Le troisième cas d’étude (chapitre 6 et 7) est celui d’une grande entreprise multinationale dans le secteur des biens de consommation, baptisée Starr. Ici comme ailleurs, les discours institutionnels de l’entreprise présentent la diversité comme « une force » au cœur de son identité. Comme à l’université du Michigan, la diversité est venue requalifier, au tout début des années 1990, des initiatives visant à accroître la représentation des minorités et des femmes, mises en place à la fin des années 1960 sous la pression des législations des droits civiques de l’affirmative action. Dans le sillage des travaux de Frank Dobbin, Lauren Edelman et leurs collègues [5], E. Berrey montre que ces politiques ont eu pour effet « d’étendre symboliquement les frontières de la classe des affaires » (p. 197), mais n’ont débouché que sur des percées limitées des femmes et des minorités dans les lieux de pouvoir. La petite équipe de personnes chargée d’animer la politique diversité ne dispose pas de leviers d’influence sur les décisions managériales, et ses actions restent principalement du domaine de la communication. La marginalité de cette politique est particulièrement visible dans le contexte de restructuration organisationnelle que traverse Starr au milieu des années 2000, qui se traduit par la réaffirmation de l’objectif du profit immédiat dans la gestion du personnel.
L’enquête montre à quel point le discours et les dispositifs de la diversité épousent les normes dominantes de l’entreprise. Les indicateurs statistiques de représentation des femmes et des minorités, sur lesquels les dirigeants ont les yeux rivés – parce qu’ils constituent l’étalon de mesure du « succès » des politiques diversité dans les classements publics annuels –, ne concernent que le tiers supérieur des salariés de Starr, et se focalisent le plus souvent sur les positions les plus élevées. Ainsi, dans le monde des affaires encore plus nettement qu’ailleurs, c’est une inclusion sélective que visent les politiques de la diversité : excluant du périmètre de la diversité celles et ceux qui composent largement les rangs des positions subalternes, valorisant les salarié-e-s minoritaires qui incarnent le mieux les normes néolibérales du mérite et du succès, ces politiques contribuent à réifier les hiérarchies de classes et à glorifier l’autorité managériale, en même temps qu’elles ébranlent les frontières de race et de genre.
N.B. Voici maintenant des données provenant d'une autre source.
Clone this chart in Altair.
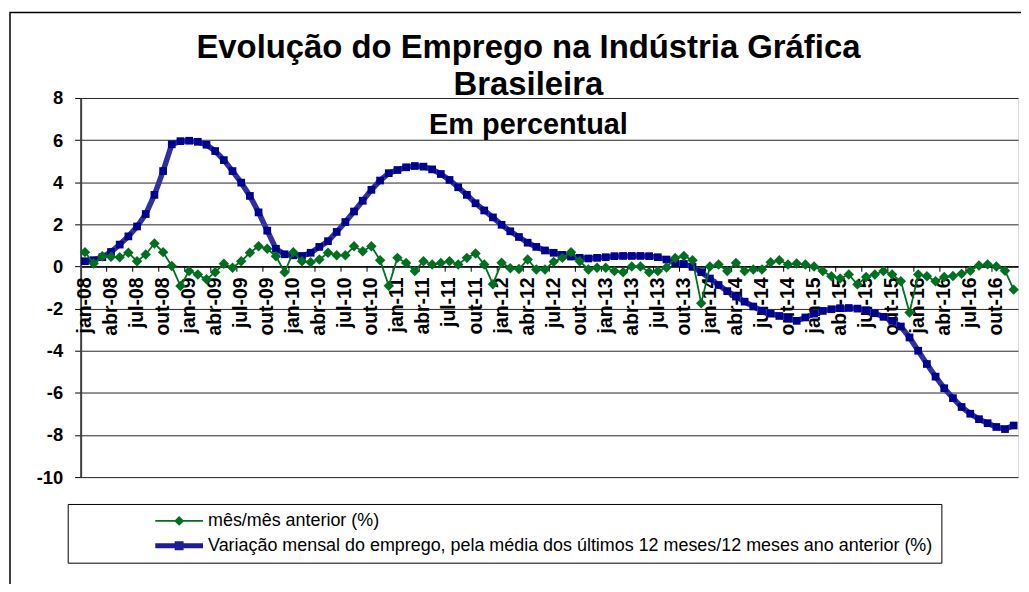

L’ouvrage d’Ellen Berrey n’offre pas une réponse univoque à la question des effets du discours de la diversité sur l’objectif de « progrès racial » aux États-Unis. Même si elle montre à quel point ce discours suit les contours de l’ordre néolibéral, elle critique vivement l’idée, notamment véhiculée par l’essayiste Walter Benn Michaels, que les politiques visant à améliorer la position des femmes, des minorités ethno-raciales ou sexuelles, auraient détourné la gauche des « vrais enjeux », les hiérarchies de classe – on sait que cette vulgate, minoritaire aux États-Unis, reçoit un écho certain en France [6]. L’ouvrage montre au contraire la complexité du discours de la diversité, qui apparaît tantôt comme la requalification d’effectives politiques d’égalité, tantôt comme un moyen de légitimer des politiques symboliques. En somme, il apporte une solide réponse sociologique, complexe, contextualisée et documentée, à la question des enjeux sociaux du discours de la diversité à l’ère post-civil rights.